[To do] Leave out every picture. Copy exactly the lines from the one holding "Output the Python" through the one holding "ax = fig.add_axes((0.065, 0.124, 0.911, 0.799))".

[Provided data]
===============

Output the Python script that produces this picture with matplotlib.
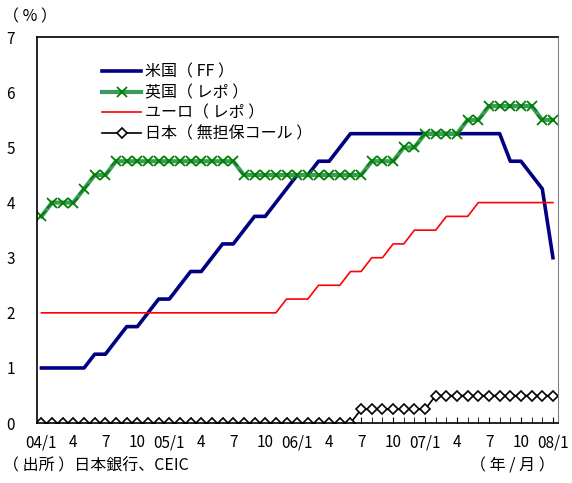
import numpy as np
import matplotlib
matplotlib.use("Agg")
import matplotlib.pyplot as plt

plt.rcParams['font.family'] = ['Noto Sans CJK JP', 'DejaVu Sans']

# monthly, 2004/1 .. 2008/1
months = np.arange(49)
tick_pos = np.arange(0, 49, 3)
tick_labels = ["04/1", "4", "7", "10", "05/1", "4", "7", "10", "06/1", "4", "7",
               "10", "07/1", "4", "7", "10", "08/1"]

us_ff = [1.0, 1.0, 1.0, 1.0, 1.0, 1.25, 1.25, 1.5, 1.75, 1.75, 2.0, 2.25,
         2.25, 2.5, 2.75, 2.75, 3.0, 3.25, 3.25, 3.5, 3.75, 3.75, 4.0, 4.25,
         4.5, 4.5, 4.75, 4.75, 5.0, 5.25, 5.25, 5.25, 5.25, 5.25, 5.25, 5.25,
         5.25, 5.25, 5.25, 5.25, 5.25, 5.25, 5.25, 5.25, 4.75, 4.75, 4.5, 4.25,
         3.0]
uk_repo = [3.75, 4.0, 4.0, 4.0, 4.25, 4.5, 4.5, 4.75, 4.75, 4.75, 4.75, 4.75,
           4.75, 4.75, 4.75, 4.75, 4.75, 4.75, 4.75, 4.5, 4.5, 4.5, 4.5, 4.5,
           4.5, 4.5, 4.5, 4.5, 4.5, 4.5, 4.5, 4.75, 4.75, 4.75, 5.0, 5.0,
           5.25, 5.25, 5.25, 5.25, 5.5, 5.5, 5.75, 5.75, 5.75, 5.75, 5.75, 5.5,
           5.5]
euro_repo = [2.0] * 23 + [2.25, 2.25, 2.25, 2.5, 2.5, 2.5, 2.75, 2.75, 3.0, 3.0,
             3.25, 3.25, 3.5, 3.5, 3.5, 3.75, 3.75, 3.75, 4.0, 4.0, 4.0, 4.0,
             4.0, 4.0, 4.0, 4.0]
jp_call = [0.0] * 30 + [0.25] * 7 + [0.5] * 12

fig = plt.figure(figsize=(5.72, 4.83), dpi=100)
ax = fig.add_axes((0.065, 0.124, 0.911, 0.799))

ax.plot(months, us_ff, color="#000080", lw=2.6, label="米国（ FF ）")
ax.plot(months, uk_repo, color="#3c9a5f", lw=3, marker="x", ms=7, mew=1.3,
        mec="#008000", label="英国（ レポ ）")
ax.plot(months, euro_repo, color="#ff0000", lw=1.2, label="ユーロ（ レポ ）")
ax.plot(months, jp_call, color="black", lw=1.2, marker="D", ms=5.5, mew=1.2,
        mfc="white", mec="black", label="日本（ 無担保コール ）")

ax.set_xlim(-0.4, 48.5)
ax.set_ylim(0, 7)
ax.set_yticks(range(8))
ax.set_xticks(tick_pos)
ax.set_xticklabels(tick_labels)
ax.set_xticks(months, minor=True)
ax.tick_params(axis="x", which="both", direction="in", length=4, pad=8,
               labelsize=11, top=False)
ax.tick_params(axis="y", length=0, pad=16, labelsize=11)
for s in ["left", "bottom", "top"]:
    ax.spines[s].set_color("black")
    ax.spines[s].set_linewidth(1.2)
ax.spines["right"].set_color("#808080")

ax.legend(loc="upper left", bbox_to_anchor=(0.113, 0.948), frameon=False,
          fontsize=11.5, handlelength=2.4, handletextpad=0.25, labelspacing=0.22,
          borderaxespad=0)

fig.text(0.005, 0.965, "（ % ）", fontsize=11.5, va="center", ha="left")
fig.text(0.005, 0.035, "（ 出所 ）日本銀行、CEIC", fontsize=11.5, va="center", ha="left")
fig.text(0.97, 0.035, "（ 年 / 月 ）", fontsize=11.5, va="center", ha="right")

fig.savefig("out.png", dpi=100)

===============

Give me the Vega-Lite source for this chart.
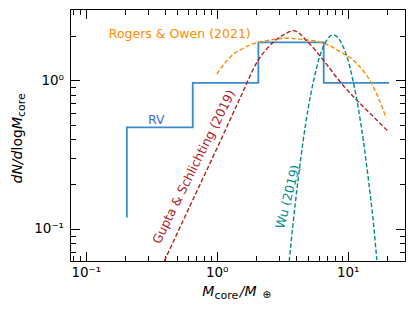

===============

[Worked answer]
Output the Python script that produces this picture with matplotlib.
import numpy as np
import matplotlib
matplotlib.use("Agg")
import matplotlib.pyplot as plt

plt.rcParams['font.family'] = ['Noto Sans CJK JP', 'DejaVu Sans']

# monthly, 2004/1 .. 2008/1
months = np.arange(49)
tick_pos = np.arange(0, 49, 3)
tick_labels = ["04/1", "4", "7", "10", "05/1", "4", "7", "10", "06/1", "4", "7",
               "10", "07/1", "4", "7", "10", "08/1"]

us_ff = [1.0, 1.0, 1.0, 1.0, 1.0, 1.25, 1.25, 1.5, 1.75, 1.75, 2.0, 2.25,
         2.25, 2.5, 2.75, 2.75, 3.0, 3.25, 3.25, 3.5, 3.75, 3.75, 4.0, 4.25,
         4.5, 4.5, 4.75, 4.75, 5.0, 5.25, 5.25, 5.25, 5.25, 5.25, 5.25, 5.25,
         5.25, 5.25, 5.25, 5.25, 5.25, 5.25, 5.25, 5.25, 4.75, 4.75, 4.5, 4.25,
         3.0]
uk_repo = [3.75, 4.0, 4.0, 4.0, 4.25, 4.5, 4.5, 4.75, 4.75, 4.75, 4.75, 4.75,
           4.75, 4.75, 4.75, 4.75, 4.75, 4.75, 4.75, 4.5, 4.5, 4.5, 4.5, 4.5,
           4.5, 4.5, 4.5, 4.5, 4.5, 4.5, 4.5, 4.75, 4.75, 4.75, 5.0, 5.0,
           5.25, 5.25, 5.25, 5.25, 5.5, 5.5, 5.75, 5.75, 5.75, 5.75, 5.75, 5.5,
           5.5]
euro_repo = [2.0] * 23 + [2.25, 2.25, 2.25, 2.5, 2.5, 2.5, 2.75, 2.75, 3.0, 3.0,
             3.25, 3.25, 3.5, 3.5, 3.5, 3.75, 3.75, 3.75, 4.0, 4.0, 4.0, 4.0,
             4.0, 4.0, 4.0, 4.0]
jp_call = [0.0] * 30 + [0.25] * 7 + [0.5] * 12

fig = plt.figure(figsize=(5.72, 4.83), dpi=100)
ax = fig.add_axes((0.065, 0.124, 0.911, 0.799))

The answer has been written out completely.